Rows from a dataset of charts and code
:::

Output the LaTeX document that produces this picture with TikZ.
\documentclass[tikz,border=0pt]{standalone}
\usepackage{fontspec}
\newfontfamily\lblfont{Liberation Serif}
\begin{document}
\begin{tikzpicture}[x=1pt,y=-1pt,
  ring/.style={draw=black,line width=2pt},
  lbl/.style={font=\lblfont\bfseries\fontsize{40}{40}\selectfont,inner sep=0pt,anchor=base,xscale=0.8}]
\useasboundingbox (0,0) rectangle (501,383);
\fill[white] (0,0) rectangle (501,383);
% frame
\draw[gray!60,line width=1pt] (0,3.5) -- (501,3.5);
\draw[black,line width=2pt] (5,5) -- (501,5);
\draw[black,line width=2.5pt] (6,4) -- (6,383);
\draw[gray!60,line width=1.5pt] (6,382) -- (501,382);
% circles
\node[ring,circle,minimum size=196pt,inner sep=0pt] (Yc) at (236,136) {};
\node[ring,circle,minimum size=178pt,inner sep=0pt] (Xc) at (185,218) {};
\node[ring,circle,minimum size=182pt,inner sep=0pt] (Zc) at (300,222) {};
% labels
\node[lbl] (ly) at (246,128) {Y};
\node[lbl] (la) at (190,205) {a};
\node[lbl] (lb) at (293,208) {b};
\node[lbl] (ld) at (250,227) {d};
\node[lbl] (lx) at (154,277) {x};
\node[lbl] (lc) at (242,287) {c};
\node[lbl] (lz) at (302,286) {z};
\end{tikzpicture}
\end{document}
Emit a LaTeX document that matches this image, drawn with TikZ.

:::

◆ **What needs to be done**
Go through the listing and print each line exactly as it appears.

◆ **Solution**
Output the LaTeX document that produces this picture with TikZ.
\documentclass[tikz,border=0pt]{standalone}
\usepackage{fontspec}
\newfontfamily\lblfont{Liberation Serif}
\begin{document}
\begin{tikzpicture}[x=1pt,y=-1pt,
  ring/.style={draw=black,line width=2pt},
  lbl/.style={font=\lblfont\bfseries\fontsize{40}{40}\selectfont,inner sep=0pt,anchor=base,xscale=0.8}]
\useasboundingbox (0,0) rectangle (501,383);
\fill[white] (0,0) rectangle (501,383);
% frame
\draw[gray!60,line width=1pt] (0,3.5) -- (501,3.5);
\draw[black,line width=2pt] (5,5) -- (501,5);
\draw[black,line width=2.5pt] (6,4) -- (6,383);
\draw[gray!60,line width=1.5pt] (6,382) -- (501,382);
% circles
\node[ring,circle,minimum size=196pt,inner sep=0pt] (Yc) at (236,136) {};
\node[ring,circle,minimum size=178pt,inner sep=0pt] (Xc) at (185,218) {};
\node[ring,circle,minimum size=182pt,inner sep=0pt] (Zc) at (300,222) {};
% labels
\node[lbl] (ly) at (246,128) {Y};
\node[lbl] (la) at (190,205) {a};
\node[lbl] (lb) at (293,208) {b};
\node[lbl] (ld) at (250,227) {d};
\node[lbl] (lx) at (154,277) {x};
\node[lbl] (lc) at (242,287) {c};
\node[lbl] (lz) at (302,286) {z};
\end{tikzpicture}
\end{document}
Emit a LaTeX document that matches this image, drawn with TikZ.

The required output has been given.